Recently a judge ordered Bank of America to pay a $410 million settlement to customers for overdraft fees. Two things about this story are interesting, but not emphasized as I think they should be.
Let’s look more closely at the numbers. One lawyer claims that BoA collected over $4.5 billion in fees but was fined less than 10% of that. He says that 13.2 million customers will receive an average settlement of $27. So that’s $356.4 million to the 13.2 million customers at $27 each (big deal!), $53.6 million left over for the lawyers, and the bank gets to keep most of what it collected – not a bad deal for the bank, a good deal for the lawyers and a pittance for everyone else. Later in the article it mentions that the lawyers got even more, $123 million, but those numbers don’t add up. If they are correct, it would be even less for the customers. (I have never been a BoA customer so have no particular ax to grind.)

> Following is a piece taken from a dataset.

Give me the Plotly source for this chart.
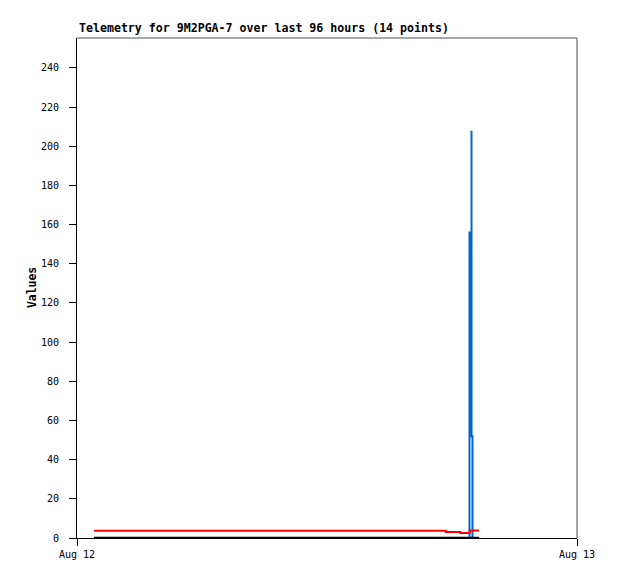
import plotly.graph_objects as go

# Data
red_times = ["2024-08-12 00:49", "2024-08-12 17:42", "2024-08-12 18:24",
             "2024-08-12 18:51", "2024-08-12 19:18"]
red_vals = [3.7, 3.1, 2.6, 3.8, 3.8]

blue_times = ["2024-08-12 00:49", "2024-08-12 18:50:24", "2024-08-12 18:50:24",
              "2024-08-12 18:56:10", "2024-08-12 18:56:10", "2024-08-12 18:56:10",
              "2024-08-12 18:59:02", "2024-08-12 18:59:02", "2024-08-12 19:18"]
blue_vals = [0, 0, 156, 156, 208, 52, 52, 0, 0]

black_times = ["2024-08-12 00:49", "2024-08-12 19:18"]
black_vals = [0.15, 0.15]

y_ticks = list(range(0, 260, 20))
x_ticks = ["2024-08-12 00:00", "2024-08-13 00:00"]
x_ticktext = ["Aug 12", "Aug 13"]

FONT = "DejaVu Sans Mono"

fig = go.Figure()
fig.add_trace(go.Scatter(x=blue_times, y=blue_vals, mode="lines",
                         line=dict(color="#0066cc", width=2), showlegend=False))
fig.add_trace(go.Scatter(x=red_times, y=red_vals, mode="lines", line_shape="hv",
                         line=dict(color="#ff0000", width=2), showlegend=False))
fig.add_trace(go.Scatter(x=black_times, y=black_vals, mode="lines",
                         line=dict(color="#000000", width=2), showlegend=False))

fig.update_layout(
    width=610, height=571,
    margin=dict(l=69, r=41, t=30, b=41),
    paper_bgcolor="white", plot_bgcolor="white",
    font=dict(family=FONT, size=10, color="black"),
    xaxis=dict(type="date", range=x_ticks, tickmode="array", tickvals=x_ticks,
               ticktext=x_ticktext, ticks="outside", ticklen=7, tickcolor="black",
               showline=True, linecolor="black", linewidth=1, showgrid=False,
               zeroline=False, tickfont=dict(family=FONT, size=10)),
    yaxis=dict(range=[0, 255.3], tickmode="array", tickvals=y_ticks,
               ticks="outside", ticklen=7, tickcolor="black",
               showline=True, linecolor="black", linewidth=1, showgrid=False,
               zeroline=False, ticklabelstandoff=8,
               tickfont=dict(family=FONT, size=10)),
    shapes=[
        dict(type="line", xref="paper", yref="paper", x0=0, x1=1, y0=1, y1=1,
             line=dict(color="#505050", width=1)),
        dict(type="line", xref="paper", yref="paper", x0=1, x1=1, y0=0, y1=1,
             line=dict(color="#505050", width=1)),
    ],
    annotations=[
        dict(text="<b>Telemetry for 9M2PGA-7 over last 96 hours (14 points)</b>",
             xref="paper", yref="paper", x=0, y=1, xanchor="left", yanchor="bottom",
             yshift=1, showarrow=False, font=dict(family=FONT, size=11.6)),
        dict(text="<b>Values</b>", xref="paper", yref="paper", x=0, y=0.5,
             xanchor="center", yanchor="middle", xshift=-45, textangle=-90,
             showarrow=False, font=dict(family=FONT, size=11.4)),
    ],
)

fig.write_html("out.html")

The customers' objection was to how the bank calculated overdraft fees to maximize their revenue But remember where those overdraft fees came from – people who cashed checks or used debit cards when they didn’t have enough money in their accounts. This is third grade math, addition and subtraction. Sure the bank may have been sleazy in the way they calculated the fees, but there would not have been any fees to calculate had their customers not made the overdrafts in the first place. It all gets back to individual behavior. Where would the bank and lawyers be, if the customers added and subtracted correctly? Where would the customers be, for that matter - $4.5 billion richer?